Policja w czasie manifestacji rolników zachowywała się niezwykle powściągliwie - ocenił premier Donald Tusk. Jak dodał, policja została zaatakowana przez niektórych z protestujących. "Ci którzy złamali prawo w czasie manifestacji, odpowiedzą za to prawnie" - zadeklarował.
W czasie czwartkowej konferencji prasowej przed wylotem do Rumunii szef polskiego rządu odniósł się do środowych protestów rolników w stolicy. Wszyscy widzieli, co działo się w Warszawie. Byli protestujący rolnicy, dołączyła do nich przedstawiciele "Solidarności" Piotra Dudy i osoby, które dopuszczały się z powodów politycznych czy innych - aktów przemocy wobec służb porządkowych - powiedział szef rządu.
Zapowiedział, że "ci, którzy złamali prawo w czasie manifestacji, ci którzy doprowadzili do takich dramatów, jak choćby ciężko ranny policjant uderzony kamieniem, będą odpowiadali prawnie".
Nie traktuję ich jako demonstrujących rolników, tylko osoby, które naruszył prawo - powiedział Tusk. Natomiast - jak zaznaczył - z rolnikami będę rozmawiał tak czy inaczej.
Nie będę rozmawiał z chuliganami, tylko będę rozmawiał z rolnikami - zadeklarował premier.

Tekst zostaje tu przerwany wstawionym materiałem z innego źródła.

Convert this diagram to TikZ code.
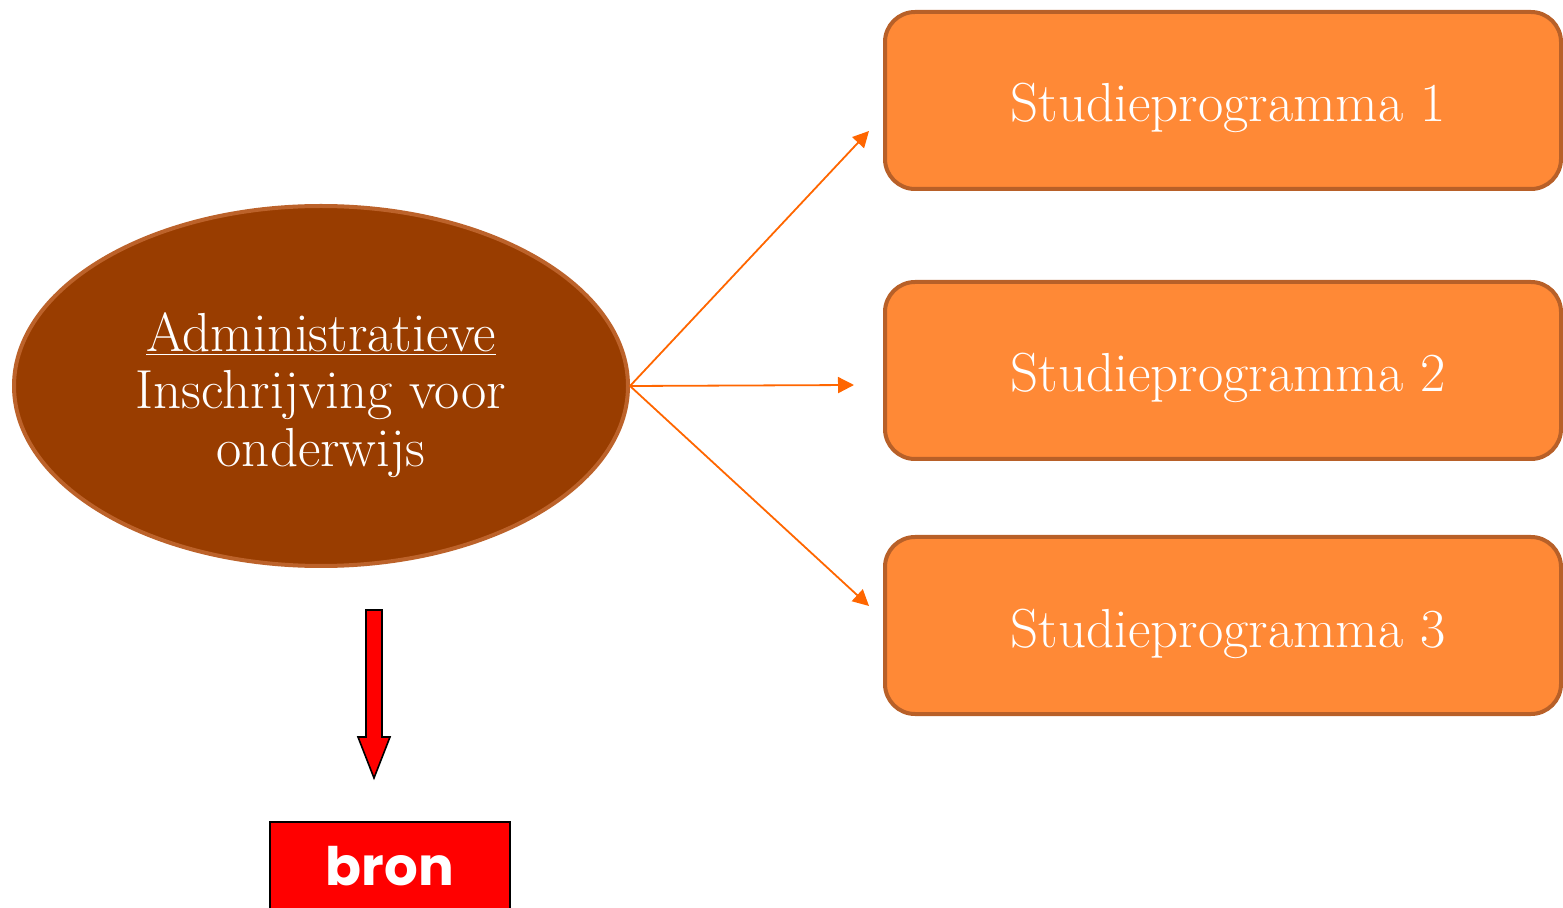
\documentclass[tikz,border=0pt]{standalone}
\usepackage{fontspec}
\newfontfamily\bronfont{Poppins}
\usetikzlibrary{shapes.geometric,arrows.meta}
\definecolor{ellfill}{RGB}{153,61,0}
\definecolor{ellline}{RGB}{188,98,42}
\definecolor{boxfill}{RGB}{255,137,54}
\definecolor{boxline}{RGB}{184,96,40}
\definecolor{arrorange}{RGB}{255,102,0}
\definecolor{bronred}{RGB}{255,0,0}
\tikzset{
  mainell/.style={ellipse, draw=ellline, fill=ellfill, line width=2pt, inner sep=0pt,
    minimum width=307pt, minimum height=180pt},
  elltext/.style={text=white, align=center, inner sep=0pt,
    font=\fontsize{27.5}{28.8}\selectfont},
  progbox/.style={rectangle, rounded corners=15pt, draw=boxline, fill=boxfill, line width=2pt,
    minimum width=338pt, minimum height=88.5pt, text=white, text height=23pt, text depth=1.5pt,
    font=\fontsize{27.5}{30}\selectfont},
  conn/.style={draw=arrorange, line width=0.9pt, -{Triangle[length=8pt,width=8pt]}},
  bronbox/.style={rectangle, draw=black, fill=bronred, line width=1pt,
    minimum width=120pt, minimum height=59pt, text=white, text height=4pt, text depth=0pt,
    font=\bronfont\bfseries\fontsize{26.5}{30}\selectfont},
  blockarrow/.style={draw=black, fill=bronred, line width=0.8pt, line join=miter}
}
\begin{document}
\begin{tikzpicture}[x=0.5pt,y=-0.5pt]
\useasboundingbox (0,0) rectangle (1563,908);
\clip (0,0) rectangle (1563,908);
\node[mainell, label={[elltext, yshift=-4.5pt]center:\underline{Administratieve}\\Inschrijving voor\\onderwijs}] (adm) at (321,386) {};
\node[progbox] (p1) at (1223,100.5) {\hspace*{5pt}Studieprogramma 1};
\node[progbox] (p2) at (1223,370.5) {\hspace*{5pt}Studieprogramma 2};
\node[progbox] (p3) at (1223,625.5) {\hspace*{5pt}Studieprogramma 3};
\coordinate (e1) at (869,131);
\coordinate (e2) at (854,385);
\coordinate (e3) at (869,606);
\draw[conn] (adm.east) -- (e1);
\draw[conn] (adm.east) -- (e2);
\draw[conn] (adm.east) -- (e3);
\draw[blockarrow] (366,610) -- (382,610) -- (382,737) -- (390,737) -- (374,778) -- (358,737) -- (366,737) -- cycle;
\node[bronbox, anchor=base] (bron) at (390,885) {bron};
\end{tikzpicture}
\end{document}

Jak mówił, jest oburzony zachowaniem niektórych manifestujących, ale jest za stary i zbyt doświadczony, żeby nie wiedzieć, że przy tego typu masowych demonstracjach zawsze znajdą się ludzie nieodpowiedzialni albo agresywni. Ale to nie zmienia mojego przekonania, że rolnicy w Polsce mieli dużo uzasadnionych powodów do niepokoju - dodał premier.